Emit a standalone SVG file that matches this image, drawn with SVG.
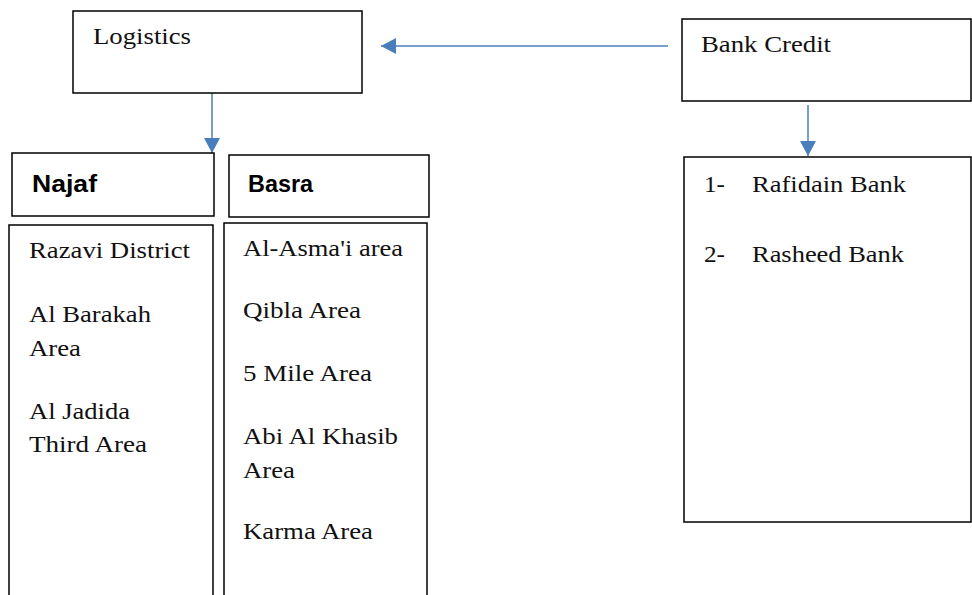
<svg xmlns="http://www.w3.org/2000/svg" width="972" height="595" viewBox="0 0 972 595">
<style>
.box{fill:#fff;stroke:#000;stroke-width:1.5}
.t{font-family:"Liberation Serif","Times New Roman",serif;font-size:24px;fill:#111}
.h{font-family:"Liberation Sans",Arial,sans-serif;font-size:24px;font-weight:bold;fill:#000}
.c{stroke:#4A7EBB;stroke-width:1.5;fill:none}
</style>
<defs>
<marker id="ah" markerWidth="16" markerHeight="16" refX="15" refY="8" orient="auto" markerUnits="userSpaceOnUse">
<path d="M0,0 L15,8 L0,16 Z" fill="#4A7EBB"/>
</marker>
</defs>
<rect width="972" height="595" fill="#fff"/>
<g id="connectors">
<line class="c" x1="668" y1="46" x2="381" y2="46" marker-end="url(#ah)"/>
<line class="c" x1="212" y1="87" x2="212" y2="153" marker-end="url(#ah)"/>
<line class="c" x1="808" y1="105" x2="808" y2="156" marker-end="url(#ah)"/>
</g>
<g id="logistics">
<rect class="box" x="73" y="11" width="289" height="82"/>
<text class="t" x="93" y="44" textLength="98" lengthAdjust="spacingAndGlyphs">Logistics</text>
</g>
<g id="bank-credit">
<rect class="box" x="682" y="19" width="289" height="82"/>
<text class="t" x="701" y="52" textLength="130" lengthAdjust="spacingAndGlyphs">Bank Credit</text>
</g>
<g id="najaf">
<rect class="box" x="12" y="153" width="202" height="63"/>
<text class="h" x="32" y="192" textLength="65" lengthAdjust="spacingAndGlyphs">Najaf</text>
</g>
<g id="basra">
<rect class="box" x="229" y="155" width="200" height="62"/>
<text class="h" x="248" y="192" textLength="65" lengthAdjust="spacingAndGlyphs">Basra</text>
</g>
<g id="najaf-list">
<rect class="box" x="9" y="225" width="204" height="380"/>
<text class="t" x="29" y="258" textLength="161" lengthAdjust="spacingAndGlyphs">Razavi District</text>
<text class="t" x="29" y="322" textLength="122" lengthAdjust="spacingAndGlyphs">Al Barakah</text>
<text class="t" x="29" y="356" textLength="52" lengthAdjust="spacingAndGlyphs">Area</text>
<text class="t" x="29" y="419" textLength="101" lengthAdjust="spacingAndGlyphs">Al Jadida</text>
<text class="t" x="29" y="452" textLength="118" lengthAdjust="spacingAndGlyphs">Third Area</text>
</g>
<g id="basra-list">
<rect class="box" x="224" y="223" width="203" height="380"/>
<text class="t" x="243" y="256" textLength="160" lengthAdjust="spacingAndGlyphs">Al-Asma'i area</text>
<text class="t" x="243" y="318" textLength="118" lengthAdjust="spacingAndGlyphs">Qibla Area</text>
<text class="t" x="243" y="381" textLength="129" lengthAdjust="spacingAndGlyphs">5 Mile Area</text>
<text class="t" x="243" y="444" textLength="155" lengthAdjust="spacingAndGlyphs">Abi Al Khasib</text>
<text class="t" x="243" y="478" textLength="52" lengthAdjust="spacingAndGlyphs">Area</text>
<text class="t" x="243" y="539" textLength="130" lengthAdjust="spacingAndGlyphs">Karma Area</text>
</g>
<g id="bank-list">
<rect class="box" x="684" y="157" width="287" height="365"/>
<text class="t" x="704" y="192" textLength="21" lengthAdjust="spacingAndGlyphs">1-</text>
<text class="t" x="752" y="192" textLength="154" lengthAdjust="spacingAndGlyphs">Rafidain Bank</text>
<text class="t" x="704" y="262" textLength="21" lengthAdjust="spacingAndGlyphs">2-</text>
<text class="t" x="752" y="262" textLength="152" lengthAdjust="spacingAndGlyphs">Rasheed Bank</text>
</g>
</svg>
^^^^^^^^
Repeat all of the data above word for word, minus the pictures.

SOLUTION =
Emit a standalone SVG file that matches this image, drawn with SVG.
<svg xmlns="http://www.w3.org/2000/svg" width="972" height="595" viewBox="0 0 972 595">
<style>
.box{fill:#fff;stroke:#000;stroke-width:1.5}
.t{font-family:"Liberation Serif","Times New Roman",serif;font-size:24px;fill:#111}
.h{font-family:"Liberation Sans",Arial,sans-serif;font-size:24px;font-weight:bold;fill:#000}
.c{stroke:#4A7EBB;stroke-width:1.5;fill:none}
</style>
<defs>
<marker id="ah" markerWidth="16" markerHeight="16" refX="15" refY="8" orient="auto" markerUnits="userSpaceOnUse">
<path d="M0,0 L15,8 L0,16 Z" fill="#4A7EBB"/>
</marker>
</defs>
<rect width="972" height="595" fill="#fff"/>
<g id="connectors">
<line class="c" x1="668" y1="46" x2="381" y2="46" marker-end="url(#ah)"/>
<line class="c" x1="212" y1="87" x2="212" y2="153" marker-end="url(#ah)"/>
<line class="c" x1="808" y1="105" x2="808" y2="156" marker-end="url(#ah)"/>
</g>
<g id="logistics">
<rect class="box" x="73" y="11" width="289" height="82"/>
<text class="t" x="93" y="44" textLength="98" lengthAdjust="spacingAndGlyphs">Logistics</text>
</g>
<g id="bank-credit">
<rect class="box" x="682" y="19" width="289" height="82"/>
<text class="t" x="701" y="52" textLength="130" lengthAdjust="spacingAndGlyphs">Bank Credit</text>
</g>
<g id="najaf">
<rect class="box" x="12" y="153" width="202" height="63"/>
<text class="h" x="32" y="192" textLength="65" lengthAdjust="spacingAndGlyphs">Najaf</text>
</g>
<g id="basra">
<rect class="box" x="229" y="155" width="200" height="62"/>
<text class="h" x="248" y="192" textLength="65" lengthAdjust="spacingAndGlyphs">Basra</text>
</g>
<g id="najaf-list">
<rect class="box" x="9" y="225" width="204" height="380"/>
<text class="t" x="29" y="258" textLength="161" lengthAdjust="spacingAndGlyphs">Razavi District</text>
<text class="t" x="29" y="322" textLength="122" lengthAdjust="spacingAndGlyphs">Al Barakah</text>
<text class="t" x="29" y="356" textLength="52" lengthAdjust="spacingAndGlyphs">Area</text>
<text class="t" x="29" y="419" textLength="101" lengthAdjust="spacingAndGlyphs">Al Jadida</text>
<text class="t" x="29" y="452" textLength="118" lengthAdjust="spacingAndGlyphs">Third Area</text>
</g>
<g id="basra-list">
<rect class="box" x="224" y="223" width="203" height="380"/>
<text class="t" x="243" y="256" textLength="160" lengthAdjust="spacingAndGlyphs">Al-Asma'i area</text>
<text class="t" x="243" y="318" textLength="118" lengthAdjust="spacingAndGlyphs">Qibla Area</text>
<text class="t" x="243" y="381" textLength="129" lengthAdjust="spacingAndGlyphs">5 Mile Area</text>
<text class="t" x="243" y="444" textLength="155" lengthAdjust="spacingAndGlyphs">Abi Al Khasib</text>
<text class="t" x="243" y="478" textLength="52" lengthAdjust="spacingAndGlyphs">Area</text>
<text class="t" x="243" y="539" textLength="130" lengthAdjust="spacingAndGlyphs">Karma Area</text>
</g>
<g id="bank-list">
<rect class="box" x="684" y="157" width="287" height="365"/>
<text class="t" x="704" y="192" textLength="21" lengthAdjust="spacingAndGlyphs">1-</text>
<text class="t" x="752" y="192" textLength="154" lengthAdjust="spacingAndGlyphs">Rafidain Bank</text>
<text class="t" x="704" y="262" textLength="21" lengthAdjust="spacingAndGlyphs">2-</text>
<text class="t" x="752" y="262" textLength="152" lengthAdjust="spacingAndGlyphs">Rasheed Bank</text>
</g>
</svg>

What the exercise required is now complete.